- Leader: Bojan Starman
- Founded: 21 October 2011
- Dissolved: 2024
- Ideology: Classical liberalism
- Political position: Centre to centre-right
- European affiliation: Alliance of Liberals and Democrats for Europe

Website
- http://www.d-l.si

= Civic List (Slovenia) =

Slovenian political party

The Civic List (Državljanska lista, DL) was a classical-liberal extra-parliamentary political party in Slovenia, led by Gregor Virant. LGV won 8.37% of the vote at the early 2011 Slovenian parliamentary election on 4 December 2011, thus gaining 8 seats in the National Assembly. After a quit of its deputy group by one of its deputies in April 2012, it has had 7 seats. Until April 2012 the party was named Gregor Virant's Civic List (Državljanska lista Gregorja Viranta, LGV).

==History==
Virant, former Minister of Public Administration in Janez Janša's government between 2004–2008 and chairman of the civil platform Rally for the Republic (Slovene: Zbor za republiko) announced on 10 October 2011, that he would form a list to participate in the early parliamentary election, following the fall of the government of Borut Pahor.

The party was officially chartered on 21 October 2011 in Ljubljana. Among the supporters of the party is the entrepreneur and owner of Pipistrel company Ivo Boscarol, who stated he will not join the party but will help as an expert counsellor, and the economist and Liberal activist Rado Pezdir. The public intellectual Peter Jambrek and jurist Tone Jerovšek, both former members of the Constitutional Court of Slovenia and prominent members of the Rally for the Republic, also voiced their support for Virant's political project.

When the party was formed, some of the prominent members were economist Janez Šušteršič, former director of the Slovenian governmental Institute of Macroeconomic Analysis and Development between 2001 and 2007, former chairman of the Office for the Protection of Competition Jani Soršak, former Minister of Transport and former vice-president of the National Assembly Marko Pavliha (who had been a member of the Liberal Democracy of Slovenia between 2004 and 2007). In January 2012, Pavliha left the party. In the beginning of April, the deputy Ivan Vogrin left the deputy group of the party in the National Assembly after the party reproached him for the debts created by his private company. He has remained member of the party, though.

Virant's decision to create a new political party came together with announcements of other new parties, such as the centre-left Positive Slovenia and the Party for Sustainable Development. The responses to the creation of the new party were mixed. The Slovenian Democratic Party, with which Virant cooperated closely in the past, though without ever being a member, called his action "unfair and treacherous". Responses from other parties were more reserved, with the Social Democrats considering the new parties as serious competitors while Zares, Democratic Party of Pensioners of Slovenia, and Slovenian National Party welcomed the new political programs, offering a more diverse choice at the election.

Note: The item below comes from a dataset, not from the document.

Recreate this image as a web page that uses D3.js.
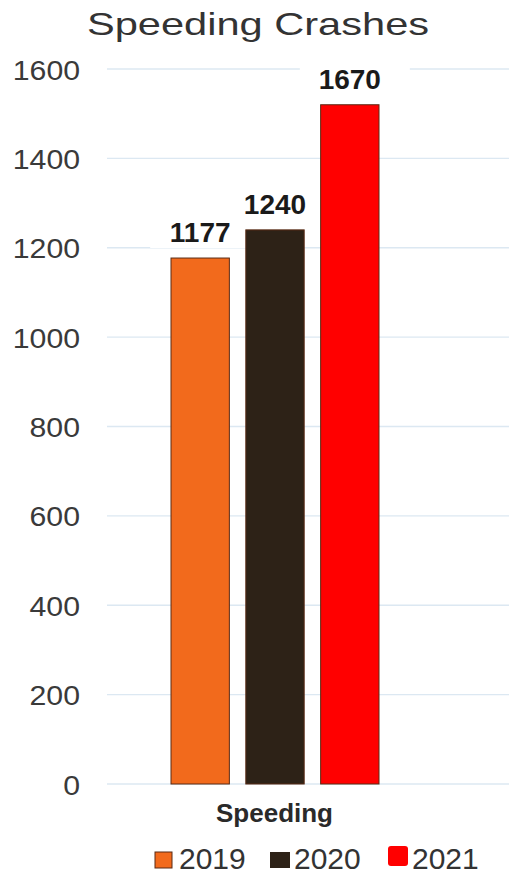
<!DOCTYPE html>
<html><head><meta charset="utf-8">
<script src="https://cdn.jsdelivr.net/npm/d3@7"></script>
<style>body{margin:0;background:#fff;}svg{display:block;}</style>
</head><body>
<script>
const categories = ["Speeding"];
const seriesNames = ["2019", "2020", "2021"];
const barValues = [1177, 1240, 1520];      // heights as drawn in the picture
const barLabels = ["1177", "1240", "1670"]; // labels as printed
const seriesColors = ["#F26A1C", "#2D2217", "#FF0000"];
const yTicks = [0, 200, 400, 600, 800, 1000, 1200, 1400, 1600];

const W = 509, H = 874;
const svg = d3.select("body").append("svg").attr("width", W).attr("height", H);
const font = "Liberation Sans, Arial, sans-serif";

const y = d3.scaleLinear().domain([0, 1600]).range([784, 69]);
const x0 = d3.scaleBand().domain(categories).range([107, 442]);
const x1 = d3.scaleBand().domain(seriesNames).range([171, 379]).paddingInner(0.22);

// gridlines
svg.append("g").selectAll("line").data(yTicks).join("line")
  .attr("x1", 107).attr("x2", W).attr("y1", d => y(d)).attr("y2", d => y(d))
  .attr("stroke", "#dce8f2").attr("stroke-width", 1.3);

// y axis labels
const yAxis = d3.axisLeft(y).tickValues(yTicks).tickFormat(d3.format("d")).tickSize(0).tickPadding(0);
const ga = svg.append("g").attr("transform", "translate(80,0)").call(yAxis);
ga.select(".domain").remove();
ga.selectAll("text").attr("font-family", font).attr("font-size", 28).attr("fill", "#3a3a3a")
  .attr("dy", "0.36em").attr("transform", "scale(1.08,1)");

// title
svg.append("g").attr("transform", "translate(258,35) scale(1.3,1)")
  .append("text").attr("text-anchor", "middle")
  .attr("font-family", font).attr("font-size", 32).attr("fill", "#333")
  .text("Speeding Crashes");

const data = seriesNames.map((s, i) => ({ s, v: barValues[i], label: barLabels[i], c: seriesColors[i] }));

// label backgrounds (under bars)
svg.append("g").selectAll("rect").data(data).join("rect")
  .attr("x", d => x1(d.s) + x1.bandwidth() / 2 - 50).attr("width", 110)
  .attr("y", d => y(d.v) - 42).attr("height", 32).attr("fill", "#fff");

// bars
svg.append("g").selectAll("rect").data(data).join("rect")
  .attr("x", d => x1(d.s)).attr("width", x1.bandwidth())
  .attr("y", d => y(d.v)).attr("height", d => y(0) - y(d.v))
  .attr("fill", d => d.c).attr("stroke", "#5a2a14").attr("stroke-width", 1);

// value labels
svg.append("g").selectAll("text").data(data).join("text")
  .attr("x", d => x1(d.s) + x1.bandwidth() / 2).attr("y", d => y(d.v) - 16)
  .attr("text-anchor", "middle").attr("font-family", font).attr("font-weight", "bold")
  .attr("font-size", 28).attr("fill", "#1a1a1a").text(d => d.label);

// category label
svg.append("g").attr("transform", `translate(${x0("Speeding") + x0.bandwidth() / 2},822) scale(1.04,1)`)
  .append("text").attr("text-anchor", "middle").attr("font-family", font).attr("font-weight", "bold")
  .attr("font-size", 25).attr("fill", "#2a2a2a").text(categories[0]);

// legend
const legX = [155, 270, 388];
const legY = [852, 852, 846];
const legS = [17, 20, 20];
const leg = svg.append("g").selectAll("g").data(data).join("g")
  .attr("transform", (d, i) => `translate(${legX[i]},0)`);
leg.append("rect").attr("x", 0).attr("y", (d, i) => legY[i])
  .attr("width", (d, i) => legS[i]).attr("height", (d, i) => i === 2 ? 20 : 16)
  .attr("rx", (d, i) => i === 2 ? 3 : 0)
  .attr("fill", d => d.c).attr("stroke", (d, i) => i === 0 ? "#5a2a14" : "none");
leg.append("text").attr("x", 24).attr("y", 869).attr("font-family", font)
  .attr("font-size", 30).attr("fill", "#333").text(d => d.s);
</script>
</body></html>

The new party gained significant public support even before it was officially chartered, placing among the top three in an opinion poll by the newspaper Delo and three other organizations. According to an opinion poll released soon after the announcement of the new party, Virant was seen as the most appropriate choice for prime minister by the plurality of voters.

In the first weeks, of the electoral campaign, the party polled very high results, placing it among the top three, together with the Slovenian Democratic Party and Positive Slovenia. During the course of the electoral campaign, however, the support of the party fell dramatically. The fall of support was correlated with the scandal over Gregor Virant's high unemployment benefits in the year after his term as Minister of Public Administration expired. The party also came under heavy attack of the conservative media, considered close to the Slovenian Democratic Party (especially the weekly magazines Reporter and Demokracija). On the other hand, it was also criticized by some left-liberal columnists, especially in regards to its neoliberal economics programme and its ambiguous positions on issues such as LGBT rights.

In the 2011 election, the party gained 8.37% of the vote, far behind its initial polls, and was placed fourth, after Positive Slovenia, the Slovenian Democratic Party and the Social Democrats.

On 24 April 2012, the party renamed itself and reelected Gregor Virant as its president. It also reelected Janez Šušteršič and elected Aleksandra Markovič Predan as its vice-presidents.

The party became a member of the Alliance of Liberals and Democrats for Europe (ALDE) on 9 November 2012.

In 2012, the party supported the bailout of banks that came close to bankruptcy during the financial crisis. The bank bailout law was introduced by a party member, finance minister Janez Šušteršič.

After party received only 1.2% of votes in 2014 European Parliament election, Virant resigned as party president. He was temporarily replaced by vice-president Saša Markovič.

On 9 June 2014 Bojan Starman was elected as the new president of the party.

The party received 0.63% of the vote in the Slovenian parliamentary election on 13 July 2014, and did not win any seats in parliament.

Their website was last active in May 2019. The party officially dissolved in 2024.